A critical question was always about the day after.
It is now the day after, and boy has Libya gotten off to a messy start!
The video below shows in quite some graphic detail how the "mad dog" was handled after his capture. Andrew Sullivan writes about this lynching of Gaddafi, while linking to this video:
We now have solid video evidence that some resistance fighter tried to sodomize him with a stick or a knife in the moments after his capture. One recalls what was done to Mussolini and, indeed, how the execution of Saddam Hussein turned, at the last minute, into a Shiite revenge fantasy. It's an ugly, ugly thing - when dictators lose power. And not a great omen for a genuinely new start for Libya.
Gaddafi's torturous end perhaps was even better than what he and his regime did to many others. But, in a civil society, even the cruel maniac is given a proper trial before sentenced to death--a proper one, unlike the show trial after Romanians threw out the Caeusescus.
Now, Obama and Sarkozy will have to wait and watch from the sidelines the consequences of their hasty involvement in a civil war in a country where two generations had experienced only a life under a dictator.
If only Obama had come out strongly against Gaddafi from the first days of the protests--there was a chance that Gaddafi might have fled the country. But, his dilly-dallying emboldened the delusional dictator.
David Riff writes that Western governments are perhaps relieved that Gaddafi is not alive; here is why:
Qaddafi was, quite simply, a man who knew too much. Taken alive, he would have almost certainly have been handed over to the International Criminal Court (ICC), which had indicted him -- along with his son, Saif al-Islam, and brother-in-law and military intelligence chief Abdullah Senussi (whereabouts unknown) -- for crimes against humanity in late June. Imagine the stir he would have made in The Hague. There, along with any number of fantasies and false accusations, he would almost certainly have revealed the extent of his intimate relations with French President Nicolas Sarkozy and British Prime Minister Tony Blair, the details of his government's collaboration with Western intelligence services in counterterrorism, with the European Union in limiting migration from Libyan shores, and in the granting of major contracts to big Western oil and construction firms.
He would have had much to tell, for this cooperation was extensive. In the war against the jihadis -- a war to which Qaddafi regularly claimed to be as committed to prosecuting as Washington, Paris, or London -- links between Libyan intelligence and the CIA were particularly strong, as an archive of secret documents unearthed by Human Rights Watch researchers has revealed. If anything, the CIA's British counterpart, MI6, was even more involved with the Qaddafi family.

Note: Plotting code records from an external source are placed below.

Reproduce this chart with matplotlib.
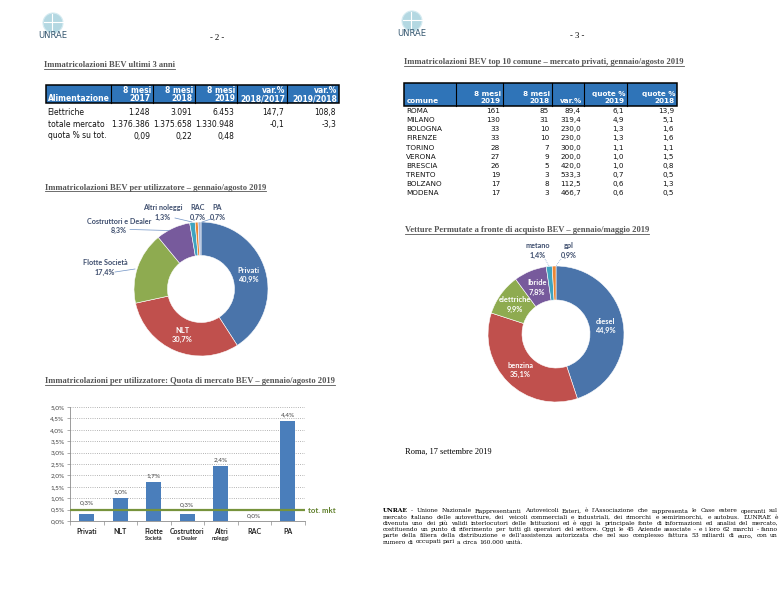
import matplotlib
matplotlib.use("Agg")
import numpy as np
import matplotlib.pyplot as plt
from matplotlib.patches import Rectangle, Ellipse
from matplotlib.lines import Line2D

W, H = 783, 600

# tabella BEV ultimi 3 anni
t1_header = ["Alimentazione", "8 mesi\n2017", "8 mesi\n2018", "8 mesi\n2019", "var.%\n2018/2017", "var.%\n2019/2018"]
t1_labels = ["Elettriche", "totale mercato", "quota % su tot."]
t1_2017 = ["1.248", "1.376.386", "0,09"]
t1_2018 = ["3.091", "1.375.658", "0,22"]
t1_2019 = ["6.453", "1.330.948", "0,48"]
t1_var_18_17 = ["147,7", "-0,1", ""]
t1_var_19_18 = ["108,8", "-3,3", ""]

# top 10 comuni
t2_header = ["comune", "8 mesi\n2019", "8 mesi\n2018", "var.%", "quote %\n2019", "quote %\n2018"]
comuni = ["ROMA", "MILANO", "BOLOGNA", "FIRENZE", "TORINO", "VERONA", "BRESCIA", "TRENTO", "BOLZANO", "MODENA"]
mesi_2019 = [161, 130, 33, 33, 28, 27, 26, 19, 17, 17]
mesi_2018 = [85, 31, 10, 10, 7, 9, 5, 3, 8, 3]
var_pct = ["89,4", "319,4", "230,0", "230,0", "300,0", "200,0", "420,0", "533,3", "112,5", "466,7"]
quote_2019 = ["6,1", "4,9", "1,3", "1,3", "1,1", "1,0", "1,0", "0,7", "0,6", "0,6"]
quote_2018 = ["13,9", "5,1", "1,6", "1,6", "1,1", "1,5", "0,8", "0,5", "1,3", "0,5"]

# donut utilizzatori
utilizzatori = ["Privati", "NLT", "Flotte Società", "Costruttori e Dealer", "Altri noleggi", "RAC", "PA"]
quota_utilizzatori = [40.9, 30.7, 17.4, 8.3, 1.3, 0.7, 0.7]

# donut permute
alimentazioni = ["diesel", "benzina", "elettriche", "Ibride", "metano", "gpl"]
quota_permute = [44.9, 35.1, 9.9, 7.8, 1.4, 0.9]

# barre quota di mercato
bar_cat1 = ["Privati", "NLT", "Flotte", "Costruttori", "Altri", "RAC", "PA"]
bar_cat2 = ["", "", "Società", "e Dealer", "noleggi", "", ""]
quota_bev = [0.3, 1.0, 1.7, 0.3, 2.4, 0.0, 4.4]
tot_mkt = 0.48

BLUE_HDR = "#2f74b8"
PIE_COLORS = ["#4a74aa", "#c0504d", "#8eab50", "#775a9c", "#3fa3bf", "#ec8634", "#a3b6d9"]
TITLE_C = "#555555"
LABEL_C = "#3e4e6e"
SERIF = "Liberation Serif"
SANS = "DejaVu Sans"
CAL = "Lato"

fig = plt.figure(figsize=(W / 100, H / 100), dpi=100)
fig.patch.set_facecolor("white")
renderer = fig.canvas.get_renderer()


def ft(x, y, s, **kw):
    return fig.text(x / W, 1 - y / H, s, **kw)


def fline(x0, y0, x1, y1, **kw):
    fig.add_artist(Line2D([x0 / W, x1 / W], [1 - y0 / H, 1 - y1 / H], transform=fig.transFigure, **kw))


def title(x, y, s):
    t = ft(x, y, s, fontsize=6.1, family=SERIF, weight="bold", color=TITLE_C, va="baseline")
    bb = t.get_window_extent(renderer)
    fline(bb.x0, y + 1.6, bb.x1, y + 1.6, color=TITLE_C, lw=0.6)


def logo(cx, cy):
    fig.add_artist(Ellipse((cx / W, 1 - cy / H), 20 / W, 20 / H, transform=fig.transFigure,
                           facecolor="#b4d8e2", edgecolor="#d5ebf1", lw=0.8))
    fline(cx - 1, cy - 9.5, cx - 1, cy + 9.5, color="white", lw=0.8)
    fline(cx - 9.5, cy - 1, cx + 9.5, cy - 1, color="white", lw=0.8)
    ft(cx, cy + 13, "UNRAE", fontsize=6.0, family=SANS, color="#34566f", ha="center", va="center")


def table(edges, top, bottom, header, columns, rows_y, fs, hdr_y):
    fig.add_artist(Rectangle((edges[0] / W, 1 - bottom / H), (edges[-1] - edges[0]) / W, (bottom - top) / H,
                             transform=fig.transFigure, facecolor=BLUE_HDR, edgecolor="black", lw=1.1))
    for e in edges[1:-1]:
        fline(e, top, e, bottom, color="black", lw=0.8)
    ft(edges[0] + 2.5, hdr_y[1], header[0], ha="left", va="center", color="white",
       weight="bold", fontsize=fs, family=SANS)
    for k in range(1, len(header)):
        parts = header[k].split("\n")
        ys = hdr_y[-len(parts):]
        for p, yy in zip(parts, ys):
            ft(edges[k + 1] - 2, yy, p, ha="right", va="center", color="white", weight="bold",
               fontsize=fs, family=SANS)
    for i, y in enumerate(rows_y):
        ft(edges[0] + 2, y, columns[0][i], ha="left", va="center", fontsize=fs, family=SANS, color="#111111")
        for k in range(1, len(columns)):
            ft(edges[k + 1] - 3, y, str(columns[k][i]), ha="right", va="center", fontsize=fs,
               family=SANS, color="#111111")


def donut(cx, cy, r, values):
    ax = fig.add_axes([(cx - r) / W, 1 - (cy + r) / H, 2 * r / W, 2 * r / H])
    wedges, _ = ax.pie(values, colors=PIE_COLORS[:len(values)], startangle=90, counterclock=False, radius=1,
                       wedgeprops=dict(width=0.5, edgecolor="white", linewidth=0.4))
    ax.set_xlim(-1, 1)
    ax.set_ylim(-1, 1)
    ax.axis("off")
    return ax, wedges


def pct(v):
    return f"{v:.1f}%".replace(".", ",")


# intestazioni pagine
logo(53, 23)
logo(412, 21)
ft(217, 38, "- 2 -", fontsize=6.2, family=SERIF, ha="center", va="center")
ft(577, 36, "- 3 -", fontsize=6.2, family=SERIF, ha="center", va="center")

# tabella 1
title(44, 67, "Immatricolazioni BEV ultimi 3 anni")
table([45.7, 111, 153, 195, 237, 287, 339], 85, 103, t1_header,
      [t1_labels, t1_2017, t1_2018, t1_2019, t1_var_18_17, t1_var_19_18], [112.7, 124.3, 136], 5.5,
      [90.3, 98.6])

# tabella 2
title(404, 64, "Immatricolazioni BEV top 10 comune – mercato privati, gennaio/agosto 2019")
table([404, 455.7, 503, 552, 584, 627, 677], 83, 106, t2_header,
      [comuni, mesi_2019, mesi_2018, var_pct, quote_2019, quote_2018],
      [111 + 9.15 * i for i in range(len(comuni))], 5.2, [93.8, 101])

# donut utilizzatori
title(45, 189.5, "Immatricolazioni BEV per utilizzatore – gennaio/agosto 2019")
ax1, w1 = donut(201, 289, 67, quota_utilizzatori)
for k in range(2):
    ang = np.deg2rad((w1[k].theta1 + w1[k].theta2) / 2)
    ax1.text(0.74 * np.cos(ang), 0.74 * np.sin(ang), f"{utilizzatori[k]}\n{pct(quota_utilizzatori[k])}",
             ha="center", va="center", color="white", fontsize=5.4, family=CAL, weight="bold", linespacing=1.35)
out1_pos = {2: (105, 267.5), 3: (119, 226), 4: (162.5, 212.5), 5: (198, 212.5), 6: (217.5, 212.5)}
for k, (x, y) in out1_pos.items():
    ft(x, y, f"{utilizzatori[k]}\n{pct(quota_utilizzatori[k])}", ha="center", va="center", color=LABEL_C,
       fontsize=5.2, family=CAL, weight="bold", linespacing=1.35)
lc = "#6f92c4"
fline(115, 272, 135, 269, color=lc, lw=0.5)
fline(130, 229.5, 169, 230.5, color=lc, lw=0.5)
fline(175, 218, 192, 222, color=lc, lw=0.5)
fline(211, 219, 202, 222, color=lc, lw=0.5)

# barre quota di mercato
title(45, 383, "Immatricolazioni per utilizzatore: Quota di mercato BEV – gennaio/agosto 2019")
ax3 = fig.add_axes([70 / W, 1 - 521 / H, 234.5 / W, 114 / H])
x = np.arange(len(quota_bev))
ax3.bar(x, quota_bev, width=0.45, color="#4a7ebb", zorder=3)
ax3.axhline(tot_mkt, color="#77933c", lw=1.6, zorder=4)
ax3.set_xlim(-0.5, len(quota_bev) - 0.5)
ax3.set_ylim(0, 5)
yt = np.arange(0, 5.01, 0.5)
ax3.set_yticks(yt)
ax3.set_yticklabels([pct(v) for v in yt], fontsize=4.6, family=CAL, color="#404040")
ax3.set_xticks([])
ax3.set_xticks(np.arange(-0.5, len(quota_bev)), minor=True)
ax3.tick_params(axis="x", which="minor", length=3, width=0.5, color="#8c8c8c", direction="out")
ax3.tick_params(axis="y", length=2, width=0.5, color="#8c8c8c", pad=2)
ax3.grid(axis="y", linestyle=":", color="#9a9a9a", lw=0.6, zorder=0)
for s in ["top", "right"]:
    ax3.spines[s].set_visible(False)
for s in ["left", "bottom"]:
    ax3.spines[s].set_color("#8c8c8c")
    ax3.spines[s].set_linewidth(0.6)
label_off = [8.5, 4.6, 4.6, 6.9, 4.6, 3.6, 4.6]
for i, v in enumerate(quota_bev):
    ax3.annotate(pct(v), (i, v), xytext=(0, label_off[i]), textcoords="offset points", ha="center",
                 va="center", fontsize=4.6, family=CAL, color="#404040")
    ax3.text(i, -0.09, bar_cat1[i], transform=ax3.get_xaxis_transform(), ha="center", va="center",
             fontsize=5.0, family=CAL, weight="bold", color="#222222")
    if bar_cat2[i]:
        ax3.text(i, -0.155, bar_cat2[i], transform=ax3.get_xaxis_transform(), ha="center", va="center",
                 fontsize=3.9, family=CAL, weight="bold", color="#222222")
ax3.text(1.015, tot_mkt, "tot. mkt", transform=ax3.get_yaxis_transform(), ha="left", va="center",
         fontsize=5.6, family=CAL, weight="bold", color="#5f7f2a")

# donut permute
title(405, 232, "Vetture Permutate a fronte di acquisto BEV – gennaio/maggio 2019")
ax2, w2 = donut(556, 334, 68, quota_permute)
for k in range(4):
    ang = np.deg2rad((w2[k].theta1 + w2[k].theta2) / 2)
    ax2.text(0.74 * np.cos(ang), 0.74 * np.sin(ang), f"{alimentazioni[k]}\n{pct(quota_permute[k])}",
             ha="center", va="center", color="white", fontsize=5.4, family=CAL, weight="bold", linespacing=1.35)
out2_pos = {4: (537.5, 250.5), 5: (569, 250.5)}
for k, (x, y) in out2_pos.items():
    ft(x, y, f"{alimentazioni[k]}\n{pct(quota_permute[k])}", ha="center", va="center", color=LABEL_C,
       fontsize=5.2, family=CAL, weight="bold", linespacing=1.35)
fline(545, 259, 549, 266, color=lc, lw=0.5, linestyle=":")
fline(561, 259, 556, 266, color=lc, lw=0.5, linestyle=":")

# testo finale
ft(405, 452, "Roma, 17 settembre 2019", fontsize=6.0, family=SERIF, va="center")

paragrafo = [
    "UNRAE - Unione Nazionale Rappresentanti Autoveicoli Esteri, è l’Associazione che rappresenta le Case estere operanti sul",
    "mercato italiano delle autovetture, dei veicoli commerciali e industriali, dei rimorchi e semirimorchi, e autobus. L’UNRAE è",
    "divenuta uno dei più validi interlocutori delle Istituzioni ed è oggi la principale fonte di informazioni ed analisi del mercato,",
    "costituendo un punto di riferimento per tutti gli operatori del settore. Oggi le 45 Aziende associate - e i loro 62 marchi - fanno",
    "parte della filiera della distribuzione e dell’assistenza autorizzata che nel suo complesso fattura 53 miliardi di euro, con un",
    "numero di occupati pari a circa 160.000 unità.",
]
PSERIF = "DejaVu Serif"
x0, x1 = 383, 778
# corpo scelto perché la riga più lunga riempia la giustezza (con un tetto)
probe = ft(0, 0, max(paragrafo, key=len), fontsize=5.0, family=PSERIF)
psize = min(4.7, 5.0 * (x1 - x0 - 6) / probe.get_window_extent(renderer).width)
probe.remove()
for n, line in enumerate(paragrafo):
    y = 512.5 + 6.2 * n
    words = line.split(" ")
    texts = []
    for j, w in enumerate(words):
        bold = (n == 0 and j == 0)
        texts.append(ft(0, y, w, fontsize=psize, family=PSERIF, weight="bold" if bold else "normal",
                        va="baseline", ha="left", color="black"))
    widths = [t.get_window_extent(renderer).width for t in texts]
    if n == len(paragrafo) - 1:
        gap = 0.3 * psize * 100 / 72
    else:
        gap = (x1 - x0 - sum(widths)) / (len(words) - 1)
    xx = x0
    for t, wdt in zip(texts, widths):
        t.set_position((xx / W, 1 - y / H))
        xx += wdt + gap

fig.savefig("out.png", dpi=100, facecolor="white")
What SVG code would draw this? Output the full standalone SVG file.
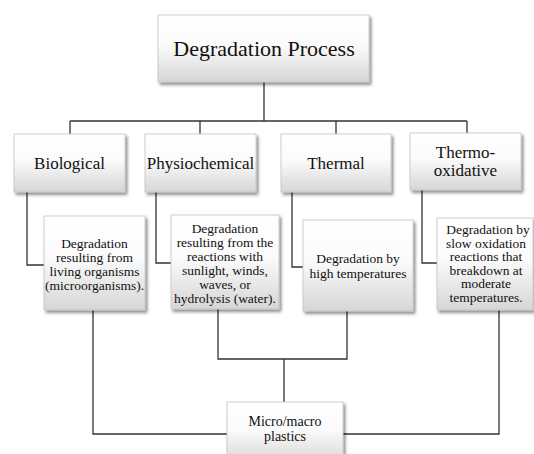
<svg xmlns="http://www.w3.org/2000/svg" width="534" height="454" viewBox="0 0 534 454">
<defs>
<linearGradient id="g" x1="0" y1="0" x2="0" y2="1">
<stop offset="0" stop-color="#ffffff"/>
<stop offset="0.45" stop-color="#fbfbfb"/>
<stop offset="1" stop-color="#d6d6d6"/>
</linearGradient>
<filter id="sh" x="-10%" y="-10%" width="125%" height="125%">
<feDropShadow dx="2" dy="2.5" stdDeviation="1.5" flood-color="#000" flood-opacity="0.45"/>
</filter>
</defs>
<style>
.box{fill:url(#g);stroke:#c4c4c4;stroke-width:0.8;filter:url(#sh)}
.t{fill:#111;text-anchor:middle}
.h1{font-size:22px}
.h2{font-size:17px}
.d{font-size:13.5px}
.conn path{fill:none;stroke:#333;stroke-width:1.3}
</style>
<rect width="534" height="454" fill="#fff"/>
<g id="connectors" class="conn">
<path d="M264,82 V121 M70,121 H467 M70,121 V134 M200,121 V134 M336,121 V134 M467,121 V133"/>
<path d="M27,192 V265 H44"/>
<path d="M156,192 V263 H171"/>
<path d="M292,192 V267 H303"/>
<path d="M422,190 V263 H437"/>
<path d="M93,310 V434 H227"/>
<path d="M343,434 H499 V310"/>
<path d="M218,309 V359 H347 V311 M284,359 V402"/>
</g>
<g font-family="Liberation Serif, DejaVu Serif, serif">
<g id="degradation-process">
<rect class="box" x="158" y="15" width="211" height="67"/>
<text class="t h1" x="264" y="56">Degradation Process</text>
</g>
<g id="biological">
<rect class="box" x="14" y="134" width="111" height="58"/>
<text class="t h2" x="69.5" y="169">Biological</text>
</g>
<g id="physiochemical">
<rect class="box" x="145" y="134" width="111" height="58"/>
<text class="t h2" x="200.5" y="169">Physiochemical</text>
</g>
<g id="thermal">
<rect class="box" x="281" y="134" width="110" height="58"/>
<text class="t h2" x="336" y="169">Thermal</text>
</g>
<g id="thermo-oxidative">
<rect class="box" x="410" y="133" width="111" height="57"/>
<text class="t h2" x="465.5" y="158">Thermo-</text>
<text class="t h2" x="465.5" y="176">oxidative</text>
</g>
<g id="biological-detail">
<rect class="box" x="44" y="216" width="101" height="94"/>
<text class="t d" x="94.5" y="247.5">Degradation</text>
<text class="t d" x="94.5" y="261.5">resulting from</text>
<text class="t d" x="94.5" y="275.5">living organisms</text>
<text class="t d" x="94.5" y="289.5">(microorganisms).</text>
</g>
<g id="physiochemical-detail">
<rect class="box" x="171" y="215" width="108" height="94"/>
<text class="t d" x="225" y="233">Degradation</text>
<text class="t d" x="225" y="247">resulting from the</text>
<text class="t d" x="225" y="261">reactions with</text>
<text class="t d" x="225" y="275">sunlight, winds,</text>
<text class="t d" x="225" y="289">waves, or</text>
<text class="t d" x="225" y="302.5">hydrolysis (water).</text>
</g>
<g id="thermal-detail">
<rect class="box" x="303" y="220" width="110" height="91"/>
<text class="t d" x="358" y="263">Degradation by</text>
<text class="t d" x="358" y="277.5">high temperatures</text>
</g>
<g id="thermo-oxidative-detail">
<rect class="box" x="437" y="218" width="96" height="92"/>
<text class="t d" x="488" y="234">Degradation by</text>
<text class="t d" x="486" y="247.5">slow oxidation</text>
<text class="t d" x="486" y="261">reactions that</text>
<text class="t d" x="486" y="274.5">breakdown at</text>
<text class="t d" x="486" y="288">moderate</text>
<text class="t d" x="486" y="302">temperatures.</text>
</g>
<g id="micro-macro-plastics">
<rect class="box" x="227" y="402" width="116" height="62"/>
<text class="t d" x="285" y="426" style="font-size:14px">Micro/macro</text>
<text class="t d" x="285" y="440.5" style="font-size:14px">plastics</text>
</g>
</g>
</svg>
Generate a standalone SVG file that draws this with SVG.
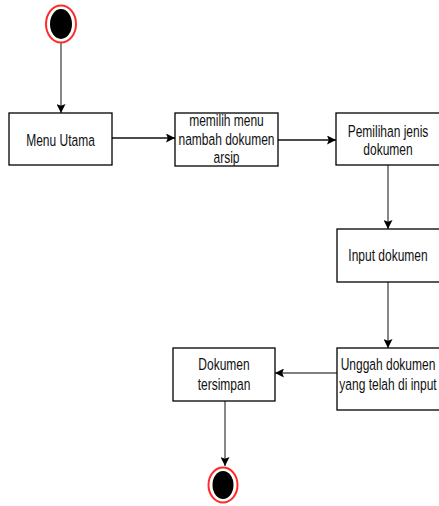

Oh what a tangled web we weave!
even if Qaddafi was not targeted and, as Omran al-Oweib, the electrical engineer-turned-rebel leader who commanded the forces that finally caught up with Qaddafi in a tunnel just outside Sirte, continues to insist, really was killed in a crossfire, leaders like Sarkozy, Blair, Brown, and the Bush State Department must surely be sleeping better these last few nights. Whether they deserve to is another question entirely.